C'et écrit sur la porte : "fermeture définitive". En bas de la rue Joffre, une nouvelle lumière s'est éteinte, en silence, dans une indifférence égale aux autres fermetures, comme si ce fait-là, la fermeture d'un commerce, ne devait susciter aucun froissement, aucun regard, aucun geste envers une vitrine désertée. Un de plus. La rue Joffre continue à s'enfoncer dans les affres d'un naufrage qui dure.
Des rides de solutions sont en train d'être mises en place mais cela ne suffit pas. Cela ne suffira pas. Le magasin Saperlipopette, c'est de lui qu'il s'agit, affiche sa fermeture définitive sur sa porte vitrée. Plus haut, Au fil de la mode a annoncé son départ cet été. Une des deux agences de voyage devrait descendre place Foch pour être plus visible. Deux commerces ont ouvert, mais côté place du Marché au blé (Studio photo et magasin de pêche). La rue Joffre, elle, subit.
Rien. Jamais un mot en sa faveur. Les élus ignorent superbement cette rue. Les conseils municipaux, pourtant si prompts à s'émouvoir pour des causes nationales, ne voteront jamais une motion pour empêcher la mort de cette rue et des commerces qui restent. La politique vierzonnaise se tourne vers des sujets lucratifs électoralement, ce n'est pas pour s'embarrasser d'une rue qui, de toute façon, est vouée devenir une série de logements, rouverte à la voiture et rangée sur les étagères de la modernité consumériste.
A croire que les élus l'évitent. A croire qu'ils attendent un miracle divin, venu d'en haut, avec une enveloppe budgétaire parce que, forcément, l'état de la rue Joffre, ce n'est pas la faute de Vierzon, c'est évidemment la faute des autres, des consommateurs, des habitudes, d'Internet. Pourquoi payer pour les autres ? C'est vrai. Les médecins en s'installent plus à Vierzon. Mais on finance un centre médical qui ne recrute que des praticiens... locaux ! Sauf que ça, c'est bon pour l'électorat qui sera toujours reconnaissant à la majorité de leur avoir dégoté un toubib qui prend le tiers payant !
Alors la rue Joffre, franchement, qu'est-ce qu'on s'en fout.
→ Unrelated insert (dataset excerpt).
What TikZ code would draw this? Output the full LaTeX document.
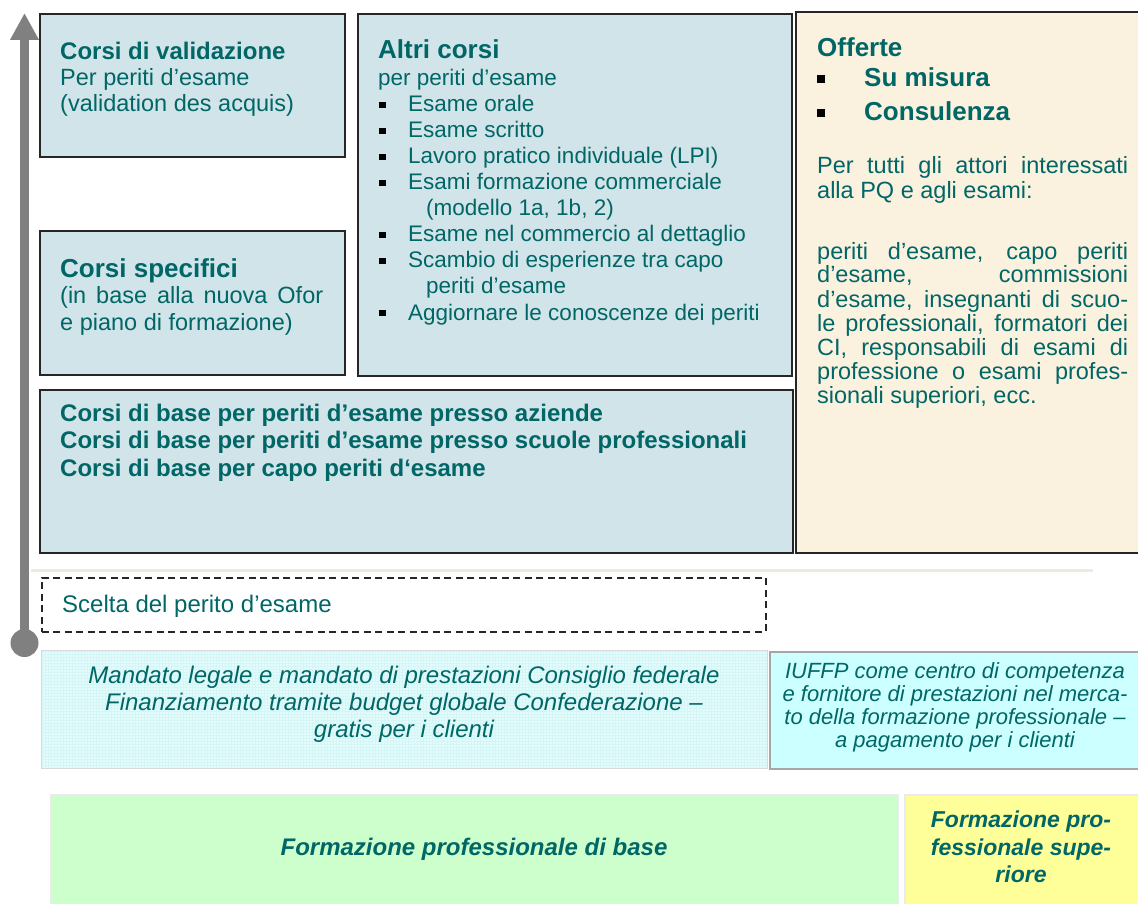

Si on pouvait, on la rayerait de la carte. Hop, disparue la rue Joffre. Un commerce s'est éteint. Un de plus. Et le silence qui plane devient gênant. Il y a des silences qui rendent hommage, d'autres qui sont coupables. Bah, un commerce de plus en moins, quelle importance. Il vaut mieux installer des usines et des commerces en périphérie. Avec l'argent du contribuable. C'est toujours mieux. Et là, rien n'est fait en silence. On sort la grosse caisse. Dans deux ans, il faudra que les efforts visibles soient récompensés dans les urnes.
Elodie avait misé beaucoup d'espoir sur son magasin Saperlipopette, il y a trois ans et demi, dans le bas de la rue Joffre. Les espoirs et l'optimisme ont cédé le pas à l'amertume et à la tristesse. "Tout doit disparaître", lit-on dans la vitrine du magasin de jouets. Tout et le magasin avec qui va fermer, dernier carat en avril. Un commerce qui ferme rue Joffre, c'est une catastrophe qui s'ajoute à la catastrophe de cette rue. Le plan de rénovation urbaine ne viendra y construire que cinq logements sociaux pour un peu moins de 700.000 euros. Rien d'autres... pour l'instant. Elodie ne peut que constater une absence de clientèle, une absence qui s'est accrue depuis le mois de septembre. Dans la rue Joffre mais aussi, dans l'ensemble de la ville. Du coup, l'aventure, à moins d'un miracle, va s'arrêter. Le magasin va disparaître. Un de plus.